• WRITTEN TASK: Quote the lines that run from the line containing "Reproduce this chart with matplotlib." down to the line containing "ax = fig.add_axes([0.0898, 0.1746, 0.8877, 0.7754])". Include both of those lines, reproduce each exactly, and omit everything else.

• DATA FOR THE TASK:

★ ★ ★

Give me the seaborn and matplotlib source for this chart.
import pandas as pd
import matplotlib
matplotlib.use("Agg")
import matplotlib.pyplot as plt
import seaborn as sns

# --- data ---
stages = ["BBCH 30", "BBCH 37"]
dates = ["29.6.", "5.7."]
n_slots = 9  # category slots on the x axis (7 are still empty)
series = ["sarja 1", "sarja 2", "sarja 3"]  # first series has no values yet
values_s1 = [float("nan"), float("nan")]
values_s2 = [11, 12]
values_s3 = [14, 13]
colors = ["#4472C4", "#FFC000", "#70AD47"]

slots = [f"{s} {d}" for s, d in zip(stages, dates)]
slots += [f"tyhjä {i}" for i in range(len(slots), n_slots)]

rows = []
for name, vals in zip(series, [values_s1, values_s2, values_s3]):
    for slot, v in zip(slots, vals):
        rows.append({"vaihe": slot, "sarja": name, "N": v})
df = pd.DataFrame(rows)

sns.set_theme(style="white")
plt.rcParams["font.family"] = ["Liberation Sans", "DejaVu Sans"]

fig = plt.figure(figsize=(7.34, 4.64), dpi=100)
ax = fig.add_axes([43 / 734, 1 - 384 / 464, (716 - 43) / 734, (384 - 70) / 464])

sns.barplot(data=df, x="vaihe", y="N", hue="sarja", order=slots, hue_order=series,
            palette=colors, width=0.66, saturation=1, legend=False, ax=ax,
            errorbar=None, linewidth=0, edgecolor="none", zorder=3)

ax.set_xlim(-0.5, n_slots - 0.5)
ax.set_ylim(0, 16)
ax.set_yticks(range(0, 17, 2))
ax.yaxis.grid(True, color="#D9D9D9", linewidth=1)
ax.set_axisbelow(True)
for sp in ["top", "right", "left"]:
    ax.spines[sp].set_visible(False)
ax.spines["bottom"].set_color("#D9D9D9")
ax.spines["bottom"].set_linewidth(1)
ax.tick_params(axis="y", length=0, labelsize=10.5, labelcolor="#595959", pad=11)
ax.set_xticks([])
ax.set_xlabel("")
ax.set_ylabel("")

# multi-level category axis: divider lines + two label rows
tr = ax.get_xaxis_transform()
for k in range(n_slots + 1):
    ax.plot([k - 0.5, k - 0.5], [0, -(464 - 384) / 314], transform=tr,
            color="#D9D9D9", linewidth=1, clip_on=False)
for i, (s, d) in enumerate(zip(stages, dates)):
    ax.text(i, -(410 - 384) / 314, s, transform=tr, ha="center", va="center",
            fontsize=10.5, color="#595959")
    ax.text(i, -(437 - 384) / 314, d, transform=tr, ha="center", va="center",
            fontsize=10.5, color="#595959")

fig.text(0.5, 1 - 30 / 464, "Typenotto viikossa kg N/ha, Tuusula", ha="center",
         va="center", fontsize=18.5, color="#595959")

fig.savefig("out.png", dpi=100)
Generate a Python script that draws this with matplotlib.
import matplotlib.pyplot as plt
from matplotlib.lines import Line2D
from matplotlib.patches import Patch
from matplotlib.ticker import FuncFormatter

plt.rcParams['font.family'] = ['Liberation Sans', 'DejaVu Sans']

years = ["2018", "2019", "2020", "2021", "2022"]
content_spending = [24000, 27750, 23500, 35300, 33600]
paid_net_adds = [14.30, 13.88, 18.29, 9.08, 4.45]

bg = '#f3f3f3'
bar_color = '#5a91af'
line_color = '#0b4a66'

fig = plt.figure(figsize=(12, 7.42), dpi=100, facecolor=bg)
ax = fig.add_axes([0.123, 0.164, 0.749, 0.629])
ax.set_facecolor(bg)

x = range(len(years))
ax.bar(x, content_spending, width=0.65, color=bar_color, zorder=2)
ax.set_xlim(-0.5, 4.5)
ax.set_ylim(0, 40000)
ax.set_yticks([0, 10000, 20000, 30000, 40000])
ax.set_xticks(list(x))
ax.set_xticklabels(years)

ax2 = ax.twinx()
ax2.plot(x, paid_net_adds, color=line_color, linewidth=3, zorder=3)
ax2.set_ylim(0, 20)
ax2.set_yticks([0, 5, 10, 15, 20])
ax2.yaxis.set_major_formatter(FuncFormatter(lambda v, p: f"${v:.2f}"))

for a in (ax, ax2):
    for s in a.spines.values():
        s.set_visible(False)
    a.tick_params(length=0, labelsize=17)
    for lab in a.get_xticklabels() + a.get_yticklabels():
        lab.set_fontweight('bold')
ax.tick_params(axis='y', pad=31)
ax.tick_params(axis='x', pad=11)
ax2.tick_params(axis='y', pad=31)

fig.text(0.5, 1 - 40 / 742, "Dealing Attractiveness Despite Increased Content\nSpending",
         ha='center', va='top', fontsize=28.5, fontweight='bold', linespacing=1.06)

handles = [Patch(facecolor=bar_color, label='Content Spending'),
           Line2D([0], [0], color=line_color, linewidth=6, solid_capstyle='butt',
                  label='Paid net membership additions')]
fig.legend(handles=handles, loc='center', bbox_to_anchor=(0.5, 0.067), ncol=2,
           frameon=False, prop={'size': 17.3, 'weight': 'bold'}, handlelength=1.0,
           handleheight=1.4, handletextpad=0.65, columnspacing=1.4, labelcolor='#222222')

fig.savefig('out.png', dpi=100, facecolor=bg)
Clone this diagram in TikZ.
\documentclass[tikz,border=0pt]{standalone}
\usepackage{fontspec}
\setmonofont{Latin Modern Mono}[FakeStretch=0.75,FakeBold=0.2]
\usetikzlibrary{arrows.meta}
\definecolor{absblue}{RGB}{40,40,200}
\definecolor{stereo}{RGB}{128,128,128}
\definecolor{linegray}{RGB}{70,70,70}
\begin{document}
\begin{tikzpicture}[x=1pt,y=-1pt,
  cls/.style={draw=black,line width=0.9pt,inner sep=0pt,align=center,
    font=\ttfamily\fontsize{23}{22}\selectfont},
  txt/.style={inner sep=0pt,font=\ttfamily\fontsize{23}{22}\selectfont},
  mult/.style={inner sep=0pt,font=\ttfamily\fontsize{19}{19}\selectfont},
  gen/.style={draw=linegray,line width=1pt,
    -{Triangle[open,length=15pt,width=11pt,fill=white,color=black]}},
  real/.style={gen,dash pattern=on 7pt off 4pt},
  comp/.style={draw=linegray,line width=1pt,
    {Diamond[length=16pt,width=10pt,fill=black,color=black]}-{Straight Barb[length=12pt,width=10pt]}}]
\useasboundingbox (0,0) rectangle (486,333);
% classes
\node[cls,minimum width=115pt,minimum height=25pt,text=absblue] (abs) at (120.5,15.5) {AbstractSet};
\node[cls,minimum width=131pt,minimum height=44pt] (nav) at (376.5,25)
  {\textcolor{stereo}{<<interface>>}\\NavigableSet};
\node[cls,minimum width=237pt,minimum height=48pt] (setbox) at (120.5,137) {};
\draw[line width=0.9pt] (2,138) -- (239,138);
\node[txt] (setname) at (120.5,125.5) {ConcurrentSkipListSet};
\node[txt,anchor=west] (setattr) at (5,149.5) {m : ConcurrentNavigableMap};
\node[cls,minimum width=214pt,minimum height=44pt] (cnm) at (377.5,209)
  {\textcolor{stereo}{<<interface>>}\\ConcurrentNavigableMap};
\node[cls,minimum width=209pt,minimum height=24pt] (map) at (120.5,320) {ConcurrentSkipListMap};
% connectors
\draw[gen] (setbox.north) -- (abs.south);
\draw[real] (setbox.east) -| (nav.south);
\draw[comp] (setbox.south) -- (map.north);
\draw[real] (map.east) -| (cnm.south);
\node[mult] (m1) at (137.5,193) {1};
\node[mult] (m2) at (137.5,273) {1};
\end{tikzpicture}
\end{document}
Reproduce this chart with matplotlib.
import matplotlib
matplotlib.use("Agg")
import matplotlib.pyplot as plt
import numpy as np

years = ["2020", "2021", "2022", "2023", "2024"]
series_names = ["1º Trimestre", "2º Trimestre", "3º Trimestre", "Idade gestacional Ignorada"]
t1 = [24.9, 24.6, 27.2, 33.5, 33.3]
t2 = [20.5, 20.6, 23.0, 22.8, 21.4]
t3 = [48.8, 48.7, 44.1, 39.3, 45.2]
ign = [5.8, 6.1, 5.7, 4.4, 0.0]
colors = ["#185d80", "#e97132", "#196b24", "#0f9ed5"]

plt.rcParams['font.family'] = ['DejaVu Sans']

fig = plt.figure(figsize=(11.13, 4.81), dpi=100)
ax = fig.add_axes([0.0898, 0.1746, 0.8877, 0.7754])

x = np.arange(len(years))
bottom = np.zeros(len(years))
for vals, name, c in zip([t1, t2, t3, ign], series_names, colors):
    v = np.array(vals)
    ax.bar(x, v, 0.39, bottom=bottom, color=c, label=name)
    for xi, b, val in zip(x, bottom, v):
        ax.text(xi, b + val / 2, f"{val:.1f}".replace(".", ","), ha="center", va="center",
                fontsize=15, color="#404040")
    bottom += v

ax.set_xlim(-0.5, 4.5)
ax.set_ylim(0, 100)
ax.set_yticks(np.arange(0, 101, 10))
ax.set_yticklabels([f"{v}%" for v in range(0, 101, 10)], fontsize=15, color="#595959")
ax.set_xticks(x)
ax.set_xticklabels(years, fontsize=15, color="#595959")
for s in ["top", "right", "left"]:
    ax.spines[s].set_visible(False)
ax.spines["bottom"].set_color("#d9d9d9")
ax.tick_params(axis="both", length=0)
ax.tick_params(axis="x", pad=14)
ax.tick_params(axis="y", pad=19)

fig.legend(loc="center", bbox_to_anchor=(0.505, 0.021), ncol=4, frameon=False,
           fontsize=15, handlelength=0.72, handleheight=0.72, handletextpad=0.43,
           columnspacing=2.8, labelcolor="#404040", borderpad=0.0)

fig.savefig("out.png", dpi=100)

★ ★ ★

• RESPONSE TO THIS EXERCISE:
Reproduce this chart with matplotlib.
import matplotlib
matplotlib.use("Agg")
import matplotlib.pyplot as plt
import numpy as np

years = ["2020", "2021", "2022", "2023", "2024"]
series_names = ["1º Trimestre", "2º Trimestre", "3º Trimestre", "Idade gestacional Ignorada"]
t1 = [24.9, 24.6, 27.2, 33.5, 33.3]
t2 = [20.5, 20.6, 23.0, 22.8, 21.4]
t3 = [48.8, 48.7, 44.1, 39.3, 45.2]
ign = [5.8, 6.1, 5.7, 4.4, 0.0]
colors = ["#185d80", "#e97132", "#196b24", "#0f9ed5"]

plt.rcParams['font.family'] = ['DejaVu Sans']

fig = plt.figure(figsize=(11.13, 4.81), dpi=100)
ax = fig.add_axes([0.0898, 0.1746, 0.8877, 0.7754])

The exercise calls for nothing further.